Festival Special > Diwali > Ghevar
Ghevar
Ingredients:
- Plain flour- 225 gms
- Water- 3 cups
- Arrowroot- 1 tbs
- Melted ghee- ¼ cup
- Milk- ¼ cup
- Food color(yellow)- 1 pinch
- Required ghee for deep frying
- Chopped almonds and pistachios- 1 tbsp
- Kewda essence- 2-3 drops(optional)
For syrup:
- Water- 1 cup
- Sugar- 1¼ cup
Method:
For Syrup:
- pour water in a bowl and add sugar.
- stir to mixture on low heat and simmer until mixture gain 1 thread consistency.
- Remove from heat and keep aside.
For Ghevar:
- First of all take melted ghee(should not be cool), flour and arrowroot in a large bowl.
- Add some of water and milk to make a paste, remember ghee and oil should not separate.
- Add kewda essence and food color in some water in to batter.
- Add more water to make thin coating consistency.

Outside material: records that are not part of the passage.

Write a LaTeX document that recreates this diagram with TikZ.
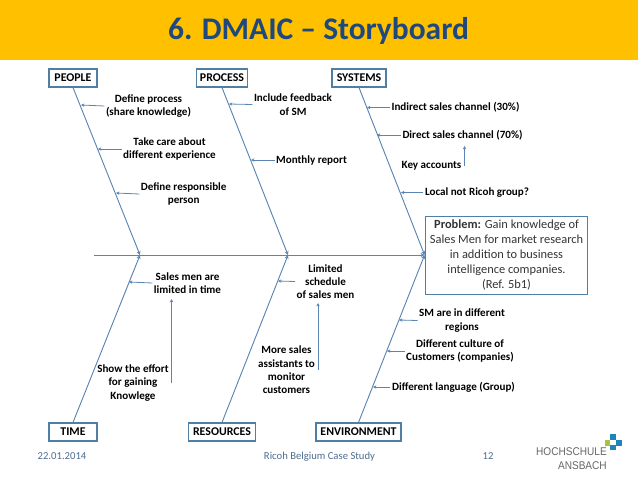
\documentclass[tikz,border=0pt]{standalone}
\usepackage{fontspec}
\setmainfont{Carlito}
\newfontfamily\logofont{Liberation Sans}
\usetikzlibrary{arrows.meta}
\definecolor{banner}{HTML}{FFC000}
\definecolor{titleblue}{HTML}{1F497D}
\definecolor{boneblue}{HTML}{5B84B1}
\definecolor{boxblue}{HTML}{4F7FA5}
\definecolor{footblue}{HTML}{4F6D8F}
\definecolor{logogray}{HTML}{666666}
\definecolor{logoblue}{HTML}{1F84B8}
\definecolor{logogreen}{HTML}{A5C63B}
\tikzset{
  catbox/.style={draw=boxblue, line width=0.85pt, font=\fontsize{8.9}{10}\selectfont\bfseries, minimum height=13.5pt, inner sep=0pt},
  cause/.style={font=\fontsize{8.3}{10}\selectfont\bfseries, align=center, inner sep=1pt},
  bone/.style={draw=boneblue, line width=0.7pt, -{Stealth[length=3pt,width=3pt]}},
  sub/.style={draw=boneblue, line width=0.6pt, -{Stealth[length=2.5pt,width=2.5pt]}},
  foot/.style={text=footblue, font=\fontsize{8}{9}\selectfont},
}
\begin{document}
\begin{tikzpicture}[x=0.75pt, y=-0.75pt]
  \useasboundingbox (0,0) rectangle (638,479);
  \fill[banner] (0,0) rectangle (638,60);
  \node[text=titleblue, font=\fontsize{23.6}{26}\selectfont\bfseries] (title) at (318.5,31) {6. DMAIC -- Storyboard};

  % categories
  \node[catbox, minimum width=36pt] (people) at (73,78) {PEOPLE};
  \node[catbox, minimum width=38.25pt] (process) at (222,78) {PROCESS};
  \node[catbox, minimum width=40.5pt] (systems) at (359,78) {SYSTEMS};
  \node[catbox, minimum width=36pt] (time) at (73,432) {TIME};
  \node[catbox, minimum width=50.25pt] (resources) at (222,432) {RESOURCES};
  \node[catbox, minimum width=63.75pt] (environment) at (358.5,432) {ENVIRONMENT};

  % problem
  \node[draw=boxblue, line width=0.85pt, align=center, minimum width=122pt, minimum height=58pt, inner sep=0pt,
        font=\fontsize{9.3}{11.25}\selectfont, text=black!80] (problem) at (506.5,255.5)
        {\textbf{Problem:} Gain knowledge of\\Sales Men for market research\\in addition to business\\intelligence companies.\\(Ref. 5b1)};

  % spine
  \coordinate (tail) at (94,255);
  \coordinate (joinA) at (140,255);
  \coordinate (joinB) at (288,255);
  \draw[bone] (tail) -- (problem.west |- tail);
  \draw[bone] (people.south) -- (joinA);
  \draw[bone] (time.north) -- (joinA);
  \draw[bone] (process.south) -- (joinB);
  \draw[bone] (resources.north) -- (joinB);
  \draw[bone] (systems.south) -- (problem.west |- tail);
  \draw[bone] (environment.north) -- (problem.west |- tail);

  % causes, upper half
  \node[cause] (defproc) at (148.5,106) {Define process\\(share knowledge)};
  \node[cause] (takecare) at (169.5,149) {Take care about\\different experience};
  \node[cause] (defresp) at (183.7,194) {Define responsible\\person};
  \node[cause] (feedback) at (293,104.5) {Include feedback\\of SM};
  \node[cause] (monthly) at (311.5,160) {Monthly report};
  \node[cause] (indirect) at (455.5,107.5) {Indirect sales channel (30\%)};
  \node[cause] (direct) at (462.5,135) {Direct sales channel (70\%)};
  \node[cause] (keyacc) at (431.5,166) {Key accounts};
  \node[cause] (local) at (477,192.5) {Local not Ricoh group?};

  % causes, lower half
  \node[cause] (salesmen) at (187.5,283) {Sales men are\\limited in time};
  \node[cause] (effort) at (133,383) {Show the effort\\for gaining\\Knowlege};
  \node[cause] (limited) at (325.5,281.5) {Limited\\schedule\\of sales men};
  \node[cause] (assist) at (286.5,370) {More sales\\assistants to\\monitor\\customers};
  \node[cause] (regions) at (462,320.5) {SM are in different\\regions};
  \node[cause] (culture) at (460,351) {Different culture of\\Customers (companies)};
  \node[cause] (language) at (453.5,387) {Different language (Group)};

  % tips on the bones
  \coordinate (tipdefproc) at (81,105);
  \coordinate (tiptakecare) at (98,149);
  \coordinate (tipdefresp) at (116,193);
  \coordinate (tipfeedback) at (229,104);
  \coordinate (tipmonthly) at (251,160);
  \coordinate (tipindirect) at (367,107.5);
  \coordinate (tipdirect) at (377,135);
  \coordinate (tiplocal) at (401,192.5);
  \coordinate (tipsalesmen) at (129,282);
  \coordinate (tiplimited) at (278,281);
  \coordinate (tipregions) at (399,320);
  \coordinate (tipculture) at (387,351);
  \coordinate (tiplanguage) at (373,387);
  \coordinate (tipkeyacc) at (464.5,146);
  \coordinate (tipeffort) at (171.5,299);
  \coordinate (tipassist) at (318,303);

  \draw[sub] (defproc.west) -- (tipdefproc);
  \draw[sub] (takecare.west) -- (tiptakecare);
  \draw[sub] (defresp.west) -- (tipdefresp);
  \draw[sub] (feedback.west) -- (tipfeedback);
  \draw[sub] (monthly.west) -- (tipmonthly);
  \draw[sub] (indirect.west) -- (tipindirect);
  \draw[sub] (direct.west) -- (tipdirect);
  \draw[sub] (local.west) -- (tiplocal);
  \draw[sub] (salesmen.west) -- (tipsalesmen);
  \draw[sub] (limited.west) -- (tiplimited);
  \draw[sub] (regions.west) -- (tipregions);
  \draw[sub] (culture.west) -- (tipculture);
  \draw[sub] (language.west) -- (tiplanguage);
  \draw[sub] (tipkeyacc |- keyacc.east) -- (tipkeyacc);
  \draw[sub] (tipeffort |- effort.east) -- (tipeffort);
  \draw[sub] (tipassist |- assist.east) -- (tipassist);

  % footer
  \node[foot] (date) at (62,456.5) {22.01.2014};
  \node[foot] (study) at (319.5,456.5) {Ricoh Belgium Case Study};
  \node[foot] (page) at (488,456.5) {12};
  \node[text=logogray, font=\fontsize{8.4}{10.5}\selectfont\logofont, align=right, xscale=0.9, inner sep=0pt, anchor=east] (logo) at (607,458.5) {HOCHSCHULE\\ANSBACH};
  \fill[logoblue] (609.5,434) rectangle (616,440);
  \fill[logoblue] (615.5,439.5) rectangle (622,445.5);
  \fill[logogreen] (604.5,439.5) rectangle (610,445.5);
  \fill[logoblue] (609.5,444.5) rectangle (616,450);
\end{tikzpicture}
\end{document}
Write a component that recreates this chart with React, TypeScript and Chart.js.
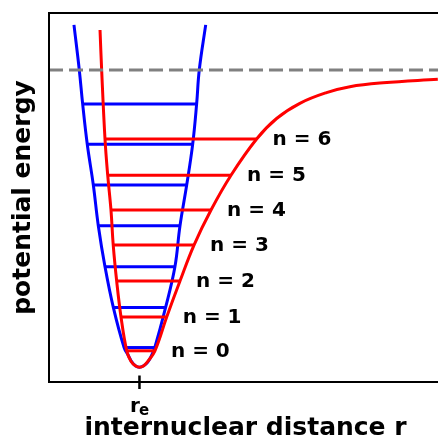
import React, { useEffect, useRef } from 'react';
import { Chart, registerables } from 'chart.js';

Chart.register(...registerables);

// Harmonic potential (blue): r (re = 1) and energy (D = 1)
const blueCurveR = [0.276, 0.335, 0.372, 0.423, 0.490, 0.545, 0.619, 0.711, 0.830, 0.876, 0.917, 0.958, 1.0, 1.046, 1.092, 1.135, 1.170, 1.289, 1.392, 1.448, 1.522, 1.588, 1.632, 1.661, 1.732];
const blueCurveE = [1.152, 1.0, 0.886, 0.750, 0.613, 0.476, 0.338, 0.201, 0.066, 0.040, 0.017, 0.004, 0.0, 0.005, 0.017, 0.040, 0.066, 0.201, 0.338, 0.476, 0.613, 0.750, 0.886, 1.0, 1.152];

// Harmonic levels n = 0..6
const blueLevelE = [0.066, 0.201, 0.338, 0.476, 0.613, 0.750, 0.886];
const blueLevelLeft = [0.830, 0.711, 0.619, 0.545, 0.490, 0.423, 0.372];
const blueLevelRight = [1.170, 1.289, 1.392, 1.448, 1.522, 1.588, 1.632];

// Morse potential (red)
const redCurveR = [0.564, 0.582, 0.619, 0.649, 0.685, 0.710, 0.748, 0.796, 0.859, 0.906, 0.955, 1.0, 1.048, 1.094, 1.171, 1.301, 1.448, 1.603, 1.791, 2.012, 2.295, 2.516, 2.773, 3.068, 3.326, 3.694, 4.298];
const redCurveE = [1.135, 1.0, 0.768, 0.646, 0.529, 0.411, 0.290, 0.169, 0.055, 0.020, 0.005, 0.0, 0.005, 0.020, 0.055, 0.169, 0.290, 0.411, 0.529, 0.646, 0.768, 0.837, 0.888, 0.924, 0.944, 0.957, 0.969];

// Morse levels n = 0..6
const redLevelE = [0.055, 0.169, 0.290, 0.411, 0.529, 0.646, 0.768];
const redLevelLeft = [0.859, 0.796, 0.748, 0.710, 0.685, 0.649, 0.619];
const redLevelRight = [1.171, 1.301, 1.448, 1.603, 1.791, 2.012, 2.295];
const levelLabels = ['n = 0', 'n = 1', 'n = 2', 'n = 3', 'n = 4', 'n = 5', 'n = 6'];

const dissociationE = 1.0;
const rEquilibrium = 1.0;
const xRange = [0, 4.3];
const yRange = [-0.05, 1.192];

const FONT = "'DejaVu Sans', sans-serif";
const BLUE = '#0000ff';
const RED = '#ff0000';

const pts = (xs: number[], ys: number[]) => xs.map((x, i) => ({ x, y: ys[i] }));

const decorations = {
  id: 'decorations',
  afterDraw(chart: any) {
    const { ctx, chartArea: a, scales } = chart;
    const xs = scales.x;
    const ys = scales.y;
    ctx.save();
    // spines: left, top, bottom (right is outside the picture)
    ctx.strokeStyle = '#000';
    ctx.lineWidth = 2;
    ctx.beginPath();
    ctx.moveTo(chart.width + 2, a.top);
    ctx.lineTo(a.left, a.top);
    ctx.lineTo(a.left, a.bottom);
    ctx.lineTo(chart.width + 2, a.bottom);
    ctx.stroke();
    // tick at r_e
    const tx = xs.getPixelForValue(rEquilibrium);
    ctx.lineWidth = 2.5;
    ctx.beginPath();
    ctx.moveTo(tx, a.bottom - 6.5);
    ctx.lineTo(tx, a.bottom + 7);
    ctx.stroke();
    // tick label r_e
    ctx.fillStyle = '#000';
    ctx.textBaseline = 'alphabetic';
    ctx.font = `bold 20px ${FONT}`;
    ctx.textAlign = 'right';
    ctx.fillText('r', tx + 0.5, a.bottom + 29.5);
    ctx.font = `bold 15px ${FONT}`;
    ctx.textAlign = 'left';
    ctx.fillText('e', tx - 0.5, a.bottom + 33);
    // x title
    ctx.font = `bold 25px ${FONT}`;
    ctx.textAlign = 'center';
    ctx.fillText('internuclear distance r', (a.left + chart.width) / 2 + 2, 435);
    // y title
    ctx.save();
    ctx.translate(30, (a.top + a.bottom) / 2);
    ctx.rotate(-Math.PI / 2);
    ctx.textAlign = 'center';
    ctx.fillText('potential energy', 0, 0);
    ctx.restore();
    // level labels
    ctx.font = `bold 20px ${FONT}`;
    ctx.textAlign = 'left';
    levelLabels.forEach((lab, i) => {
      const px = xs.getPixelForValue(redLevelRight[i]) + 16;
      const py = ys.getPixelForValue(redLevelE[i]) + 6;
      ctx.fillText(lab, px, py);
    });
    ctx.restore();
  },
};

export default function App() {
  const ref = useRef<HTMLCanvasElement | null>(null);
  useEffect(() => {
    if (!ref.current) return;
    const lineBase = { pointRadius: 0, borderWidth: 3, fill: false, showLine: true };
    const datasets: any[] = [];
    datasets.push({
      ...lineBase,
      data: pts(blueCurveR, blueCurveE),
      borderColor: BLUE,
      tension: 0.4,
      order: 5,
    });
    blueLevelE.forEach((e, i) => {
      datasets.push({
        ...lineBase,
        data: [{ x: blueLevelLeft[i], y: e }, { x: blueLevelRight[i], y: e }],
        borderColor: BLUE,
        order: 4,
      });
    });
    datasets.push({
      ...lineBase,
      data: pts(redCurveR, redCurveE),
      borderColor: RED,
      tension: 0.4,
      order: 3,
    });
    redLevelE.forEach((e, i) => {
      datasets.push({
        ...lineBase,
        data: [{ x: redLevelLeft[i], y: e }, { x: redLevelRight[i], y: e }],
        borderColor: RED,
        order: 2,
      });
    });
    datasets.push({
      ...lineBase,
      data: [{ x: xRange[0], y: dissociationE }, { x: xRange[1], y: dissociationE }],
      borderColor: '#808080',
      borderDash: [14, 6],
      order: 1,
    });

    const chart = new Chart(ref.current, {
      type: 'line',
      data: { datasets },
      options: {
        responsive: false,
        animation: false,
        devicePixelRatio: 1,
        layout: { padding: { left: 49, top: 13, right: 0, bottom: 54 } },
        scales: {
          x: { type: 'linear', min: xRange[0], max: xRange[1], display: false },
          y: { type: 'linear', min: yRange[0], max: yRange[1], display: false },
        },
        plugins: { legend: { display: false }, tooltip: { enabled: false } },
      },
      plugins: [decorations],
    } as any);
    return () => chart.destroy();
  }, []);
  return (
    <div style={{ position: 'absolute', left: 0, top: 0, width: 438, height: 436, background: '#fff', overflow: 'hidden' }}>
      <canvas ref={ref} width={438} height={436} style={{ display: 'block' }} />
    </div>
  );
}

- Take an aluminum or steel cylindrical container(height 12″)with ghee and heat it.
- Pour a spoonful(tbsp) of batter into the container in a thin stream.
- Pour the stream in center of ghee.
- After the settlement of the foam add another spoonful of batter in center. You can repeat it 4-5 times and each time pour batter in to hole.
- When it fry perfectly, lift gently and place on a tissue paper.
- Immerse ghever in hot sugar syrup and drain excess syrup.
- You can use same process to remaining batter.
- Now top up with almonds and pistachios and serve.